HHJ Waksman QC held that, on the facts (where there had been a series of events of default which led to Barclays taking enforcement action), there could be no serious argument that the circumstances were not exceptional and accordingly that there was no breach of the Undertaking.

More importantly, in relation to the conspiracy to injure claim, the judge held that the alleged predominant intention to injure the claimant (to deprive Elite of the cashflow it needed to run its business), was a "ridiculous allegation to make against the Bank and BDO as the obvious question was 'Why?'". Indeed the claimants had failed to either suggest or plead what the motive for that could have been. The claimants instead suggested the facts raised sufficient inference for the allegation to be made and the notion of the alleged motive could await trial. The judge, however, strongly disagreed because of the seriousness of the allegations made.

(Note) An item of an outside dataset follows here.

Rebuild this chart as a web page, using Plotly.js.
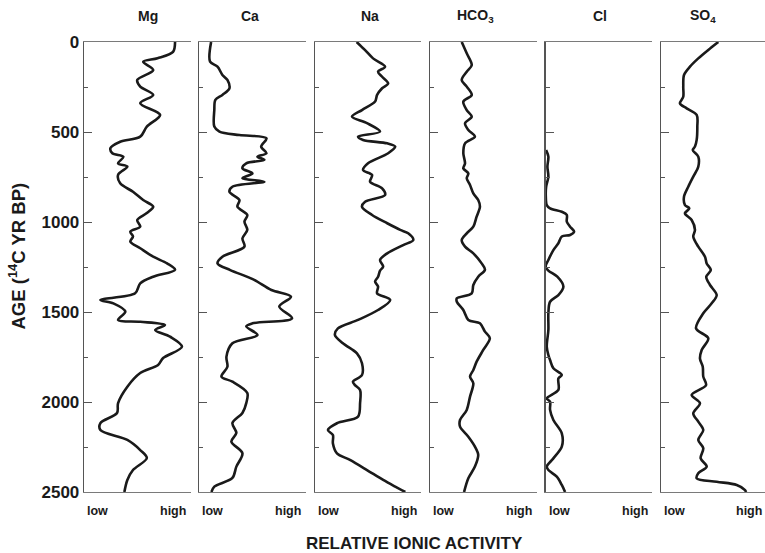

It followed that the unlawful means conspiracy was bound to fail, in light of the finding that there was no breach of the Undertaking and therefore no relevant intention. Nevertheless the judge again highlighted the deficiencies in the fact pattern, in particular that the facts relied upon did not add up at all, and that this was a "very odd" conspiracy claim as the alleged "combination" took place after everything Barclays and BDO had allegedly set out to do had already happened.

HHJ Waksman QC concluded that, whilst much of a conspiracy claim may need to set out initial facts and rely on inferences, it is imperative (particularly with a conspiracy to injure claim) to plead the motive of the intention to injure unless it is obvious, in the absence of which "a court may be left puzzled". The appeal in this case is listed for January 2019.

Conclusion

Conspiracy claims are becoming more common in the banking world, and Mr Justice Stuart-Smith's comments in particular are useful to bear in mind when defending allegations of this nature. On the basis of the court's approach to date, and the high threshold that claimants need to overcome given the seriousness of the allegations being made, these claims should continue to be robustly defended by banks and financial institutions alike.